FIG. 1 shows an overall configuration of a conventional audio/video data transmission and reception system. On the transmitting side, transmitter audio/video data to be sent out are input to an audio/video encoder 1. In turn, the audio/video encoder 1 compresses the input transmitter audio/video data illustratively in MPEG format based on a clock frequency generated by a transmission clock generation circuit 2 such as a crystal oscillator. The compressed data are accumulated in a transmission buffer 3 to absorb clock frequency differences. Every time a transmission device 4 sends data to a reception device 5, the transmission buffer 3 replenishes the transmission device 4 with more data. Before transmission, the transmission device 4 subjects the transmitter data to such processes as code conversion and modulation.
On the receiving side, the reception device 5 receives the transmitter data from the transmission device 4 and restores the original data by subjecting the received data to such processes as demodulation and decoding. The restored data are accumulated in a reception buffer 6. It is assumed that the data transfer rate between the transmission device 4 and the reception device 5 is sufficiently higher than the transfer rate of the audio/video data. From the reception buffer 6, the data are forwarded to an audio/video decoder 7 in properly timed relation with processing of the latter. The audio/video decoder 7 decodes (i.e., decompresses) the data in accordance with a clock frequency generated by a reception clock generation circuit 8.
With the system in FIG. 1, it is difficult to keep the transmission clock frequency input to the audio/video encoder 1 exactly the same as the reception clock frequency entered into the audio/video decoder 7 because of variations in component parameters incurred during manufacturing. The resulting difference in processing speeds causes data overflows and underflows in the reception buffer 6, as will be discussed later with reference to FIGS. 2A through 2F and 3A through 3F. The fluctuating flow of data causes the audio/video decoder 7 to develop irregularities in reproducing the video or audio data.
FIGS. 2A through 2F illustrate how a data overflow occurs. An audio/video encoder synchronizing clock (FIG. 2A) is generated internally by the audio/video encoder 1 in keeping with the transmission clock generated by the transmission clock generation circuit 2. In synchronism with leading edges of the clock, encoded audio/video data Dn (FIG. 2B) of a fixed length each are accumulated in the transmission buffer 3 (of a two-packet size).
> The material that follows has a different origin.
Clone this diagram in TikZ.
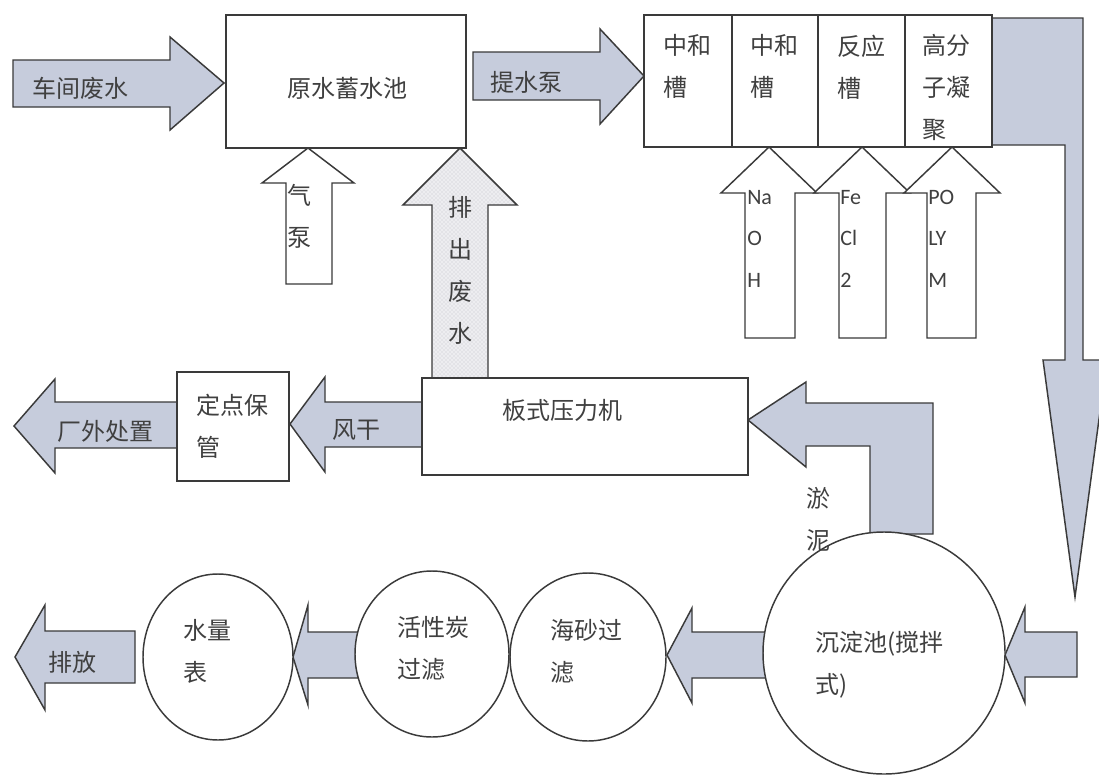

Transmitter data Dn are received by the reception device 5 following a predetermined transmission delay (FIG. 2C) and are accumulated in the reception buffer 6 (FIG. 2D). Receiver data Dn are forwarded from the reception buffer 6 to the audio/video decoder 7 (FIG. 2F) whereby the data are decoded and output as receiver audio/video data.
An audio/video decoder synchronizing clock (FIG. 2E) is generated internally by the audio/video decoder 7 in accordance with the reception clock generated by the reception clock generation circuit 8. The data input in synchronism with each leading edge of the clock are decoded by the audio/video decoder 7. In this example, the audio/video decoder synchronizing clock (FIG. 2E) is lower in frequency than the audio/video encoder synchronizing clock (FIG. 2A), so that a data overflow takes place when receiver data Dn+5 are placed into the reception buffer 6.
FIGS. 3A through 3F depict how a data underflow occurs. Audio/video data are processed in the same manner as with the case in FIGS. 2A through 2F. In this example, the audio/video decoder synchronizing clock (FIG. 3E) is higher in frequency than the audio/video encoder synchronizing clock (FIG. 3A), so that the reception buffer 6 is vacated before the reception of subsequent receiver data Dn+3 (FIG. 3D). With the reception buffer 6 incapable of transferring data to the audio/video decoder 7 at a leading edge of the audio/video decoder synchronizing clock (FIG. 3F), a data underflow takes place.